Carrier-grade network (CGN) is rapidly increasing in importance now that the Internet Assigned Numbering Authority (IANA) has run out of IPv4 addresses. Some operators are already moving to IPv6, but this does not solve the IPv4 exhaust problem because most of the Internet is still only reachable via an IPv4 address. The answer for many mobile operators that are faced with rapid smart phone growth is carrier grade NAT. Juniper Networks provides a complete implementation of CGN on the service delivery gateway. In the mobile operator’s domain, the IPv4 address exhaust problem is more severe than in the wireline world because there is exponential growth, and because of the move to always-on connectivity with smartphones. Always-on connectivity indicates that the subscriber has a session and an IP address even when the device is idle. The two approaches that have received the most attention in the mobile world are dual stack and IPv6-only. Dual stack allows the mobile device to access content that is either IPv6 or IPv4 addressable. To make this work in a seamless fashion, the mobile device must have both an IPv4 and an IPv6 session up and active at the same time. This is possible beginning in 3GPP Release 8. The other approach that is receiving a lot of attention is IPv6-only. In this implementation, the mobile device establishes a single IPv6 session, and traffic headed for the IPv4 Internet is translated using NAT64. The drawback is that the mobile device must use IPv6 native applications. Problems during roaming might also occur, and the device does not work on most Wi-Fi networks, which can be mitigated by using IPv4 when connecting to Wi-Fi.

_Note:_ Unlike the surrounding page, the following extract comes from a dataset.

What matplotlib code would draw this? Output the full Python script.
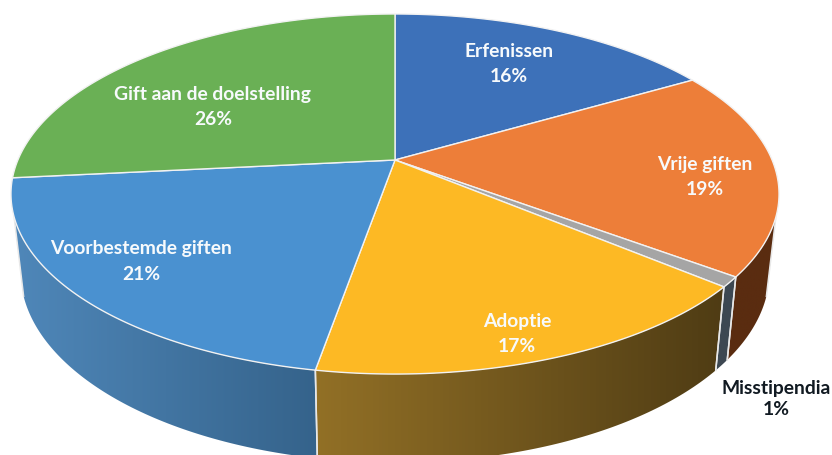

Firewalls and Intrusion Prevention System

Firewalls are an essential part of any mobile Gi network that connects to the Internet. In many cases, firewalls are also tightly linked with the CGN function. Some operators require a dedicated security device and Juniper Networks SRX Series Services Gateways provides rich firewall services with industry leading performance and scale. The service delivery gateway, in combination with the SRX Series, allows Juniper Networks to address a wide variety of deployment scenarios. Intrusion prevention system (IPS) takes the firewall concept one step further by analyzing traffic using deep packet inspection (DPI) to identify threat signatures. Juniper’s library of threat signatures is constantly upgraded to handle the latest security vulnerabilities. The primary focus of a firewall and IPS function on the Gi network is to prevent attacks from being launched against the mobile network and mobile users from hosts out on the Internet.

Traffic Direct

An essential part of any mobile packet core design is the method by which data traffic is steered as it moves from the mobile device through to the correct GGSN, and from there to the correct Gi network. Access point nodes (APNs) are the traditional solution to the problem, but they can be administratively complex. Not only must mobile devices be configured with the correct APN, but so must the network infrastructure (SGSNs, DNS, and GGSNs). Juniper Networks has developed Traffic Direct as an alternative to APNs. This is a much simpler solution to the challenge of making sure that users get where they need to go. The Traffic Direct feature sits on an service delivery gateway and can steer traffic from the GGSN to the correct Gi network. There are several instantiations of Traffic Direct, of which the most popular is Static Bypass Traffic Direct. This feature makes use of the service delivery gateway’s policy routing feature. The service delivery gateway is capable of routing on any of the elements of the IP header which include the source and destination IP addresses, source and destination port numbers, and protocol type. Forwarding is handled in hardware at line rate by the Juniper Networks Junos Trio chipset. This approach is a simple way of guaranteeing that all users get to the correct Gi network.

Load Balancing and Adaptive Services

The service delivery gateway services umbrella leverages the Multiservices-Dense Port Concentrator (MS-DPC), in-house Junos services, the Junos Software Development Kit (SDK) and external third-party platforms and applications. Offered services can run in standalone mode or can be consolidated (chaining with next hop routing), as long as the chained combination is meaningful, to concurrently run in the same chassis or blade. Scaling is achieved by adding MS-DPC blades in the chassis. The combination of consolidated services also dictates the number of MS-DPC blades to be used. Needed services that are not directly hosted by the service delivery gateway are collocated with the service delivery gateway within the different service complexes to provide specific value-added services. As an example, such service complexes include the user equipment (UE) DNS service complex and Juniper Networks Mobile Video Optimization service complex.

Some of these service complex functions can be integrated by leveraging Junos SDK capabilities. Service complexes and packet gateways (such as GGSN and PGW) attach to active or standby service delivery gateway in VRRP groups leveraging MC-LAG. The services delivery gateway pair connects to the core routers using LAG. Services delivery gateway can be deployed to act as a CE or a PE router, with BFD enabled. Server load balancing (SLB) towards service complexes is performed using ECMP. RPM probes are configured to provide server status updates in the complex. An event script or an operational script can be leveraged to take appropriate action upon detection of a status change.

Leveraging adaptive delivery controllers (ADC) from MS-DPC is another possible avenue. ADCs for the MX Series 3D Universal Edge Router offers advanced router-integrated ADC functions that enables service providers and enterprises to efficiently scale service capacity and increase service performance.

Configuring load balancing requires an aggregated Multiservices (AMS) system. AMS involves grouping several Multiservices PICs together. An AMS configuration eliminates the need for separate routers within a system. The primary benefit of having an AMS configuration is the ability to support load balancing of traffic across multiple services PICs.